HAVANA TIMES – Our media’s obsession with justifying the unjustifiable seems to have no end, always putting the blame on the same guilty party: that consumer society; those countries where state power is based on the dispute and succession of this or that political party; those rightist governments; those class societies; that perpetual enemy, that…!
We know all too well that each of us human beings is a kind of receptacle for good or for evil. The spice of the story lies in which of these elements will predominate in our actions. This goes beyond questions of society, or of who’s in the government.
Throughout the history of humanity, criminals, the corrupt, the unscrupulous have existed, as well as those of good faith, the honest, and the virtuous. This was true during slavery, under feudalism, in capitalism and in socialism.
For that reason, it’s outrageous to cast responsibility solely on the social and contemporary climate, even though these certainly exert some influence. I’m one of those who vote with Marti’s assertion: “I believe in the betterment of humanity and in the usefulness of virtue.”

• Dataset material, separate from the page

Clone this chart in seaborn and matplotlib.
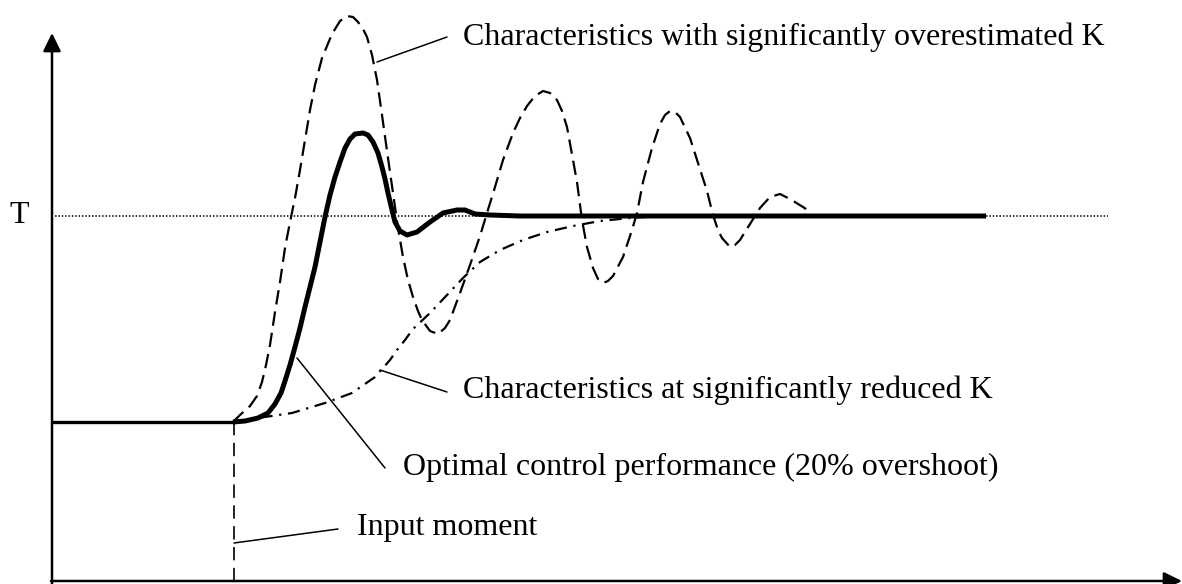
import matplotlib
matplotlib.use("Agg")
import matplotlib.pyplot as plt
import seaborn as sns

# values, in picture units (x = time, y = level, y grows downward)
t_pre = [52, 233]
y_pre = [422, 422]

t_opt = [233, 245, 258, 268, 275, 281, 285, 290, 295, 300, 305, 310, 315, 320, 325,
         330, 335, 340, 345, 350, 355, 363, 368, 373, 378, 382, 385, 388, 392, 395,
         400, 407, 417, 430, 443, 457, 465, 470, 475, 490, 520, 986]
y_opt = [422, 421, 418, 413, 404, 393, 381, 365, 347, 328, 307, 287, 267, 242, 217,
         195, 177, 162, 148, 139, 134, 133, 135, 142, 153, 167, 179, 193, 210, 222,
         231, 235, 232, 222, 213, 210, 210, 212, 214, 215, 216, 216]

t_over = [233, 240, 250, 257, 262, 266, 270, 275, 280, 285, 290, 295, 300, 305, 310,
          315, 322, 332, 340, 347, 353, 358, 363, 367, 372, 377, 382, 388, 393, 398,
          403, 408, 413, 418, 422, 430, 438, 445, 450, 460, 470, 480, 487, 495, 503,
          513, 520, 527, 535, 543, 550, 557, 562, 567, 573, 577, 582, 587, 593, 598,
          603, 608, 613, 623, 632, 637, 643, 652, 660, 665, 670, 675, 680, 690, 698,
          707, 713, 718, 722, 730, 735, 740, 750, 760, 770, 780, 790, 803, 812]
y_over = [422, 415, 406, 396, 382, 365, 345, 312, 282, 248, 222, 198, 170, 140, 110,
          85, 58, 34, 21, 16, 17, 22, 29, 37, 55, 80, 115, 158, 193, 228,
          257, 280, 297, 311, 320, 331, 334, 328, 320, 293, 265, 236, 213, 187, 160,
          133, 118, 106, 96, 91, 93, 100, 111, 127, 160, 182, 220, 247, 268, 279,
          283, 281, 276, 257, 230, 213, 182, 148, 124, 115, 111, 112, 117, 138, 163,
          191, 215, 230, 238, 247, 245, 240, 224, 208, 197, 194, 199, 207, 213]

t_red = [233, 258, 292, 325, 352, 375, 390, 397, 405, 413, 430, 447, 463, 480, 500,
         523, 547, 573, 600, 630, 660]
y_red = [422, 418, 413, 403, 393, 377, 360, 350, 340, 329, 313, 295, 278, 262, 250,
         240, 232, 226, 221, 218, 216]

setpoint = 216
t_input = 234
setpoint_label = "T"
labels = [
    "Characteristics with significantly overestimated K",
    "Characteristics at significantly reduced K",
    "Optimal control performance (20% overshoot)",
    "Input moment",
]

sns.set_style("white")
plt.rcParams["font.family"] = ["Liberation Serif", "DejaVu Serif"]
plt.rcParams["text.color"] = "black"

fig = plt.figure(figsize=(11.82, 5.84), dpi=100)
ax = fig.add_axes([0, 0, 1, 1])
ax.set_xlim(0, 1182)
ax.set_ylim(584, 0)
ax.axis("off")

# set-point line and input moment
ax.plot([55, 1108], [setpoint, setpoint], color="black", lw=1.1, ls=(0, (1, 1.2)))
ax.plot([t_input, t_input], [y_pre[-1], 582], color="black", lw=1.2, ls=(0, (8, 4.5)))

# curves
sns.lineplot(x=t_red, y=y_red, ax=ax, color="black", lw=1.6, sort=False,
             ls=(0, (5.5, 3, 1, 3)))
sns.lineplot(x=t_over, y=y_over, ax=ax, color="black", lw=1.6, sort=False,
             ls=(0, (6.5, 3.2)))
sns.lineplot(x=t_pre, y=y_pre, ax=ax, color="black", lw=2.4, sort=False)
sns.lineplot(x=t_opt, y=y_opt, ax=ax, color="black", lw=3.6, sort=False,
             solid_joinstyle="round", solid_capstyle="butt")

# axes with arrows
arrow = dict(arrowstyle="-|>,head_length=0.55,head_width=0.27", color="black",
             lw=1.8, mutation_scale=20, shrinkA=0, shrinkB=0)
ax.annotate("", xy=(52, 33), xytext=(52, 584), arrowprops=arrow)
ax.annotate("", xy=(1182, 581), xytext=(51, 581), arrowprops=arrow)

# labels with leader lines
fs = 23
ax.text(19, 223, setpoint_label, fontsize=fs, ha="center", va="baseline", color="black")
leaders = [((377, 62), (447, 37), (463, 45)),
           ((380, 370), (447, 392), (463, 398)),
           ((297, 358), (385, 468), (403, 475)),
           ((234, 543), (338, 529), (357, 535))]
for text, (p0, p1, pt) in zip(labels, leaders):
    ax.plot([p0[0], p1[0]], [p0[1], p1[1]], color="black", lw=1.1)
    ax.text(pt[0], pt[1], text, fontsize=fs, ha="left", va="baseline", color="black")

fig.savefig("out.png", dpi=100)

This is what leads me to disagree with an article titled, “Pablo Escobar’s Show” written by Javier Ortiz and published on November 13 of this year in the Culture and Opinion section of “Cubadebate”. In this, the author attempts to excuse the atrocities committed by the well-known drug lord with paragraphs like this:
..Pablo Escobar didn’t become what he was by pure evil, independently of the fact that he may have had the cerebral chemistry of a born criminal. It was the result of his era, the perfect pairing of the violence in Colombia with the demand for drugs in the United States. He himself did not forget the class and country he had been born into, and constructed a good number of social projects that earned him the affection of the lower classes in Medellín, the city that was the seat of his cartel…”
Even though the man had his positive traits, it was quicker and easier for him to follow the path of drug trafficking and crime than that of honest work.
My feelings about this article were similar to those I harbored a few years ago when I saw the movie “The Broken Gods”, a fictional feature-length film directed by the Cuban filmmaker Ernesto Daranas, and produced by ICAIC in 2008. At one point the actress portraying the teacher Laura is discussing the topic of her thesis before a tribunal and offers this discourse:
…Frustration – that’s the word that defines 1910. An unsatisfactory independence and two North American interventions had humiliated the national self-esteem excessively. Then this man arose who seemed capable of recuperating our damaged virility with the unzipping of a fly.. Alberto Yarini y Ponce de León appeared to rescue a part of our honor by defeating the French who dominated the prostitution in San Isidro, Havana…Finally a Cuban had won a war against a foreign power. And, for further glory, even gave his life “for the cause”…
As you can see here, too – although masked by the subtlety and sarcasm that any Cuban script must utilize in order to be screened – they pretend to excuse the greatest Cuban pimp of his time under pretext of the wounded national ego.
I’ve used these two examples to demonstrate how, be it in an article referring to a foreign TV series or in the lines from a movie character who narrates passages from our history, the blame is always cast in the same place.
And that speech, although well written, doesn’t convince me. People are responsible for their acts. The situational context, though it can influence, is not the determinant factor.